__Requirements__
Leave out the images and repeat the listing below without a single change.
################
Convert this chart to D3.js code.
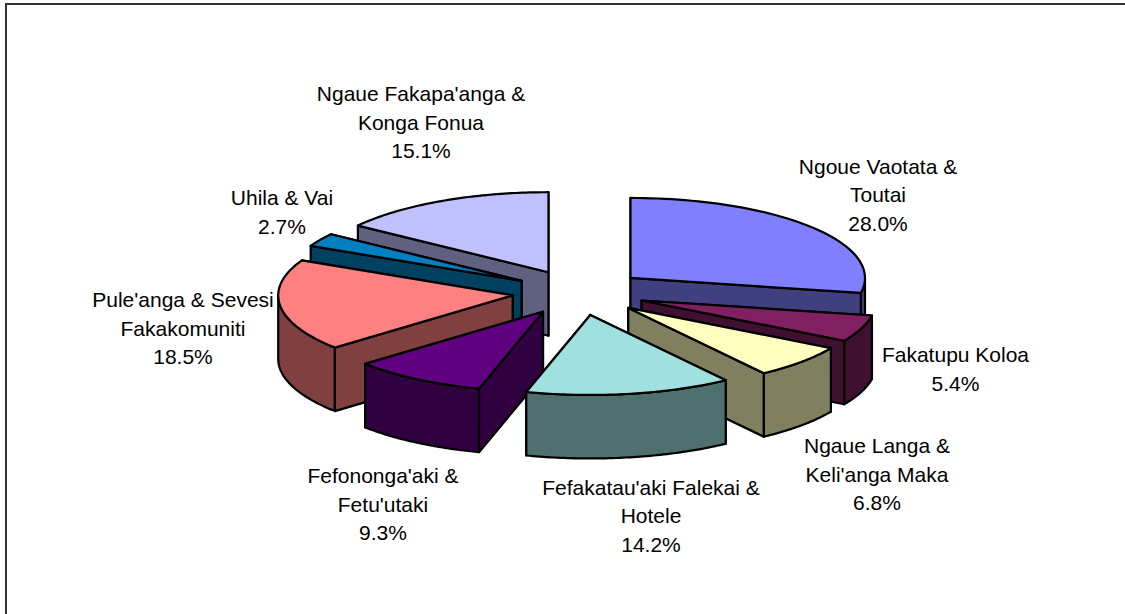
<!DOCTYPE html>
<html><head><meta charset="utf-8">
<script src="https://cdn.jsdelivr.net/npm/d3@7"></script>
<style>html,body{margin:0;padding:0;background:#fff}svg{display:block}
text{font-family:"Liberation Sans",Arial,sans-serif;font-size:21px;fill:#000;text-anchor:middle}</style>
</head><body><svg id="c" width="1125" height="614"></svg>
<script>
const categories = ["Ngoue Vaotata & Toutai","Fakatupu Koloa","Ngaue Langa & Keli'anga Maka","Fefakatau'aki Falekai & Hotele","Fefononga'aki & Fetu'utaki","Pule'anga & Sevesi Fakakomuniti","Uhila & Vai","Ngaue Fakapa'anga & Konga Fonua"];
const values = [28.0,5.4,6.8,14.2,9.3,18.5,2.7,15.1];
const topColors = ["#8080FF","#802060","#FFFFC0","#A0E0E0","#600080","#FF8080","#0080C0","#C0C0FF"];
const labelLines = [["Ngoue Vaotata &","Toutai"],["Fakatupu Koloa"],["Ngaue Langa &","Keli'anga Maka"],["Fefakatau'aki Falekai &","Hotele"],["Fefononga'aki &","Fetu'utaki"],["Pule'anga & Sevesi","Fakakomuniti"],["Uhila & Vai"],["Ngaue Fakapa'anga &","Konga Fonua"]];

// layout (not data)
const W=1125,H=614,cx=579,cy=292.5,rx=234.5,ry=80,depth=63.5,explode=0.285;
const paintOrder=[7,0,6,5,1,2,4,3];
const labelAnchor=[[878,173.5],[955.5,362],[877,453],[651,494.5],[383,483],[183,307],[282,205],[421,101]];
const lineGap=28.6;

const x=d3.scaleLinear().domain([-1,1]).range([cx-rx,cx+rx]);
const y=d3.scaleLinear().domain([-1,1]).range([cy+ry,cy-ry]);
const svg=d3.select("#c");
svg.append("path").attr("d",`M6,${H}V4H${W}`).attr("fill","none").attr("stroke","#333").attr("stroke-width",2);

const arcs=d3.pie().sort(null).value(d=>d)(values);
const line=d3.line();
const pt=(a,o,r=1)=>[x(o.u+r*Math.sin(a)),y(o.v+r*Math.cos(a))];
const arcPts=(a0,a1,o)=>d3.range(0,61).map(i=>pt(a0+(a1-a0)*i/60,o));
const down=p=>[p[0],p[1]+depth];
const closed=pts=>line(pts)+"Z";
const shade=c=>{const k=d3.rgb(c);return d3.rgb(k.r/2,k.g/2,k.b/2).formatHex();};
const PI=Math.PI;

function radialWall(a,o){const c=pt(0,o,0),e=pt(a,o);return [c,e,down(e),down(c)];}
const faces=paintOrder.map(i=>{
  const d=arcs[i],mid=(d.startAngle+d.endAngle)/2;
  const o={u:explode*Math.sin(mid),v:explode*Math.cos(mid)};
  return {i,d,o};
});
const style=(sel,fill)=>sel.attr("fill",fill).attr("stroke","#000").attr("stroke-width",2.2).attr("stroke-linejoin","round");
faces.forEach(({i,d,o})=>{
  const g=svg.append("g"),wall=shade(topColors[i]);
  const startFront=Math.sin(d.startAngle)<0,endFront=Math.sin(d.endAngle)>0;
  const rad=a=>style(g.append("path").attr("d",closed(radialWall(a,o))),wall);
  if(!startFront)rad(d.startAngle);
  if(!endFront)rad(d.endAngle);
  const lo=Math.max(d.startAngle,PI/2),hi=Math.min(d.endAngle,3*PI/2);
  if(hi>lo){const p=arcPts(lo,hi,o);style(g.append("path").attr("d",closed(p.concat(p.map(down).reverse()))),wall);}
  if(startFront)rad(d.startAngle);
  if(endFront)rad(d.endAngle);
  style(g.append("path").attr("d",closed([pt(0,o,0)].concat(arcPts(d.startAngle,d.endAngle,o)))),topColors[i]);
});

labelLines.forEach((ls,i)=>{
  const t=svg.append("text").attr("x",labelAnchor[i][0]).attr("y",labelAnchor[i][1]);
  ls.concat([values[i].toFixed(1)+"%"]).forEach((s,j)=>{
    t.append("tspan").attr("x",labelAnchor[i][0]).attr("y",labelAnchor[i][1]+j*lineGap).text(s);
  });
});
</script></body></html>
################
__Solution to this task__
Convert this chart to D3.js code.
<!DOCTYPE html>
<html><head><meta charset="utf-8">
<script src="https://cdn.jsdelivr.net/npm/d3@7"></script>
<style>html,body{margin:0;padding:0;background:#fff}svg{display:block}
text{font-family:"Liberation Sans",Arial,sans-serif;font-size:21px;fill:#000;text-anchor:middle}</style>
</head><body><svg id="c" width="1125" height="614"></svg>
<script>
const categories = ["Ngoue Vaotata & Toutai","Fakatupu Koloa","Ngaue Langa & Keli'anga Maka","Fefakatau'aki Falekai & Hotele","Fefononga'aki & Fetu'utaki","Pule'anga & Sevesi Fakakomuniti","Uhila & Vai","Ngaue Fakapa'anga & Konga Fonua"];
const values = [28.0,5.4,6.8,14.2,9.3,18.5,2.7,15.1];
const topColors = ["#8080FF","#802060","#FFFFC0","#A0E0E0","#600080","#FF8080","#0080C0","#C0C0FF"];
const labelLines = [["Ngoue Vaotata &","Toutai"],["Fakatupu Koloa"],["Ngaue Langa &","Keli'anga Maka"],["Fefakatau'aki Falekai &","Hotele"],["Fefononga'aki &","Fetu'utaki"],["Pule'anga & Sevesi","Fakakomuniti"],["Uhila & Vai"],["Ngaue Fakapa'anga &","Konga Fonua"]];

// layout (not data)
const W=1125,H=614,cx=579,cy=292.5,rx=234.5,ry=80,depth=63.5,explode=0.285;
const paintOrder=[7,0,6,5,1,2,4,3];
const labelAnchor=[[878,173.5],[955.5,362],[877,453],[651,494.5],[383,483],[183,307],[282,205],[421,101]];
const lineGap=28.6;

const x=d3.scaleLinear().domain([-1,1]).range([cx-rx,cx+rx]);
const y=d3.scaleLinear().domain([-1,1]).range([cy+ry,cy-ry]);
const svg=d3.select("#c");
svg.append("path").attr("d",`M6,${H}V4H${W}`).attr("fill","none").attr("stroke","#333").attr("stroke-width",2);

const arcs=d3.pie().sort(null).value(d=>d)(values);
const line=d3.line();
const pt=(a,o,r=1)=>[x(o.u+r*Math.sin(a)),y(o.v+r*Math.cos(a))];
const arcPts=(a0,a1,o)=>d3.range(0,61).map(i=>pt(a0+(a1-a0)*i/60,o));
const down=p=>[p[0],p[1]+depth];
const closed=pts=>line(pts)+"Z";
const shade=c=>{const k=d3.rgb(c);return d3.rgb(k.r/2,k.g/2,k.b/2).formatHex();};
const PI=Math.PI;

function radialWall(a,o){const c=pt(0,o,0),e=pt(a,o);return [c,e,down(e),down(c)];}
const faces=paintOrder.map(i=>{
  const d=arcs[i],mid=(d.startAngle+d.endAngle)/2;
  const o={u:explode*Math.sin(mid),v:explode*Math.cos(mid)};
  return {i,d,o};
});
const style=(sel,fill)=>sel.attr("fill",fill).attr("stroke","#000").attr("stroke-width",2.2).attr("stroke-linejoin","round");
faces.forEach(({i,d,o})=>{
  const g=svg.append("g"),wall=shade(topColors[i]);
  const startFront=Math.sin(d.startAngle)<0,endFront=Math.sin(d.endAngle)>0;
  const rad=a=>style(g.append("path").attr("d",closed(radialWall(a,o))),wall);
  if(!startFront)rad(d.startAngle);
  if(!endFront)rad(d.endAngle);
  const lo=Math.max(d.startAngle,PI/2),hi=Math.min(d.endAngle,3*PI/2);
  if(hi>lo){const p=arcPts(lo,hi,o);style(g.append("path").attr("d",closed(p.concat(p.map(down).reverse()))),wall);}
  if(startFront)rad(d.startAngle);
  if(endFront)rad(d.endAngle);
  style(g.append("path").attr("d",closed([pt(0,o,0)].concat(arcPts(d.startAngle,d.endAngle,o)))),topColors[i]);
});

labelLines.forEach((ls,i)=>{
  const t=svg.append("text").attr("x",labelAnchor[i][0]).attr("y",labelAnchor[i][1]);
  ls.concat([values[i].toFixed(1)+"%"]).forEach((s,j)=>{
    t.append("tspan").attr("x",labelAnchor[i][0]).attr("y",labelAnchor[i][1]+j*lineGap).text(s);
  });
});
</script></body></html>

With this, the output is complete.